-- Do this --
Give back exactly the lines from the beginning of the listing below to the line holding "(text5) at ([yshift=1.5mm]stage5)", both ends included; the pictures stay out.

"""

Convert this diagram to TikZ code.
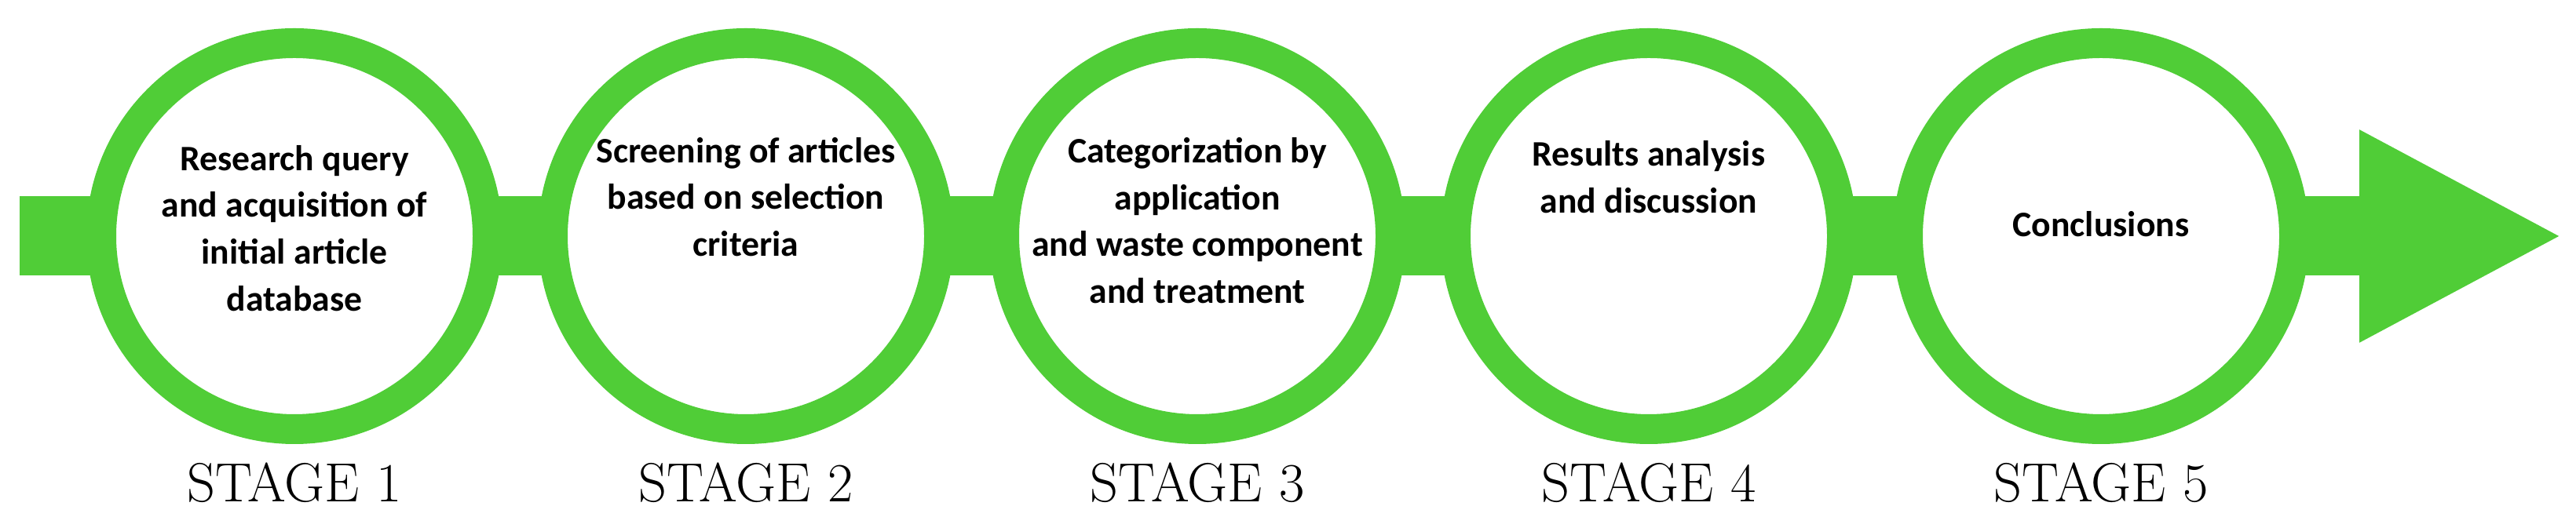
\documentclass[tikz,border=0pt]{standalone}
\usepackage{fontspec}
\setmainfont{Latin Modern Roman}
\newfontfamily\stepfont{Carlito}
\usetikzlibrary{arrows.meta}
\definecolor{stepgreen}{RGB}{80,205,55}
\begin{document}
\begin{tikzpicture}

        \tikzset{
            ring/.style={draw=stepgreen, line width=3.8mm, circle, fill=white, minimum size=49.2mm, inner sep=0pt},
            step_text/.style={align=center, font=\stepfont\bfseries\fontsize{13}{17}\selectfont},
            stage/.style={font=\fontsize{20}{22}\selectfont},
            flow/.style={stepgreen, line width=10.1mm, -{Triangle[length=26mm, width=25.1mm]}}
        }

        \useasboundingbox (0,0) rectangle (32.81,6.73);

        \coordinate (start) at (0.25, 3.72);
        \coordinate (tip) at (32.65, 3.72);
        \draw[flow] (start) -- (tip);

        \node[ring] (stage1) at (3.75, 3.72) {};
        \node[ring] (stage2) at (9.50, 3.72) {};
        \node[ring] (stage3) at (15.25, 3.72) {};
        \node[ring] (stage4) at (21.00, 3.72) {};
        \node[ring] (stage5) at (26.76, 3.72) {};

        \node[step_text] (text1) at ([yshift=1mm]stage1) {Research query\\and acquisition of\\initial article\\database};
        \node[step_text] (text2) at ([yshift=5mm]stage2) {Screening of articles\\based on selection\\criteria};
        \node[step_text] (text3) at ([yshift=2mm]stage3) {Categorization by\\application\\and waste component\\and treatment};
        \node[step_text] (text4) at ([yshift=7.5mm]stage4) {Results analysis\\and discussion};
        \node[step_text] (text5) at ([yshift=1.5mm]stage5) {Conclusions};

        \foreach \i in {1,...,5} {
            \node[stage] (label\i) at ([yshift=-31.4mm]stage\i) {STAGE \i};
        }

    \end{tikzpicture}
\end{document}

"""

-- Response to the task --
Convert this diagram to TikZ code.
\documentclass[tikz,border=0pt]{standalone}
\usepackage{fontspec}
\setmainfont{Latin Modern Roman}
\newfontfamily\stepfont{Carlito}
\usetikzlibrary{arrows.meta}
\definecolor{stepgreen}{RGB}{80,205,55}
\begin{document}
\begin{tikzpicture}

        \tikzset{
            ring/.style={draw=stepgreen, line width=3.8mm, circle, fill=white, minimum size=49.2mm, inner sep=0pt},
            step_text/.style={align=center, font=\stepfont\bfseries\fontsize{13}{17}\selectfont},
            stage/.style={font=\fontsize{20}{22}\selectfont},
            flow/.style={stepgreen, line width=10.1mm, -{Triangle[length=26mm, width=25.1mm]}}
        }

        \useasboundingbox (0,0) rectangle (32.81,6.73);

        \coordinate (start) at (0.25, 3.72);
        \coordinate (tip) at (32.65, 3.72);
        \draw[flow] (start) -- (tip);

        \node[ring] (stage1) at (3.75, 3.72) {};
        \node[ring] (stage2) at (9.50, 3.72) {};
        \node[ring] (stage3) at (15.25, 3.72) {};
        \node[ring] (stage4) at (21.00, 3.72) {};
        \node[ring] (stage5) at (26.76, 3.72) {};

        \node[step_text] (text1) at ([yshift=1mm]stage1) {Research query\\and acquisition of\\initial article\\database};
        \node[step_text] (text2) at ([yshift=5mm]stage2) {Screening of articles\\based on selection\\criteria};
        \node[step_text] (text3) at ([yshift=2mm]stage3) {Categorization by\\application\\and waste component\\and treatment};
        \node[step_text] (text4) at ([yshift=7.5mm]stage4) {Results analysis\\and discussion};
        \node[step_text] (text5) at ([yshift=1.5mm]stage5) {Conclusions};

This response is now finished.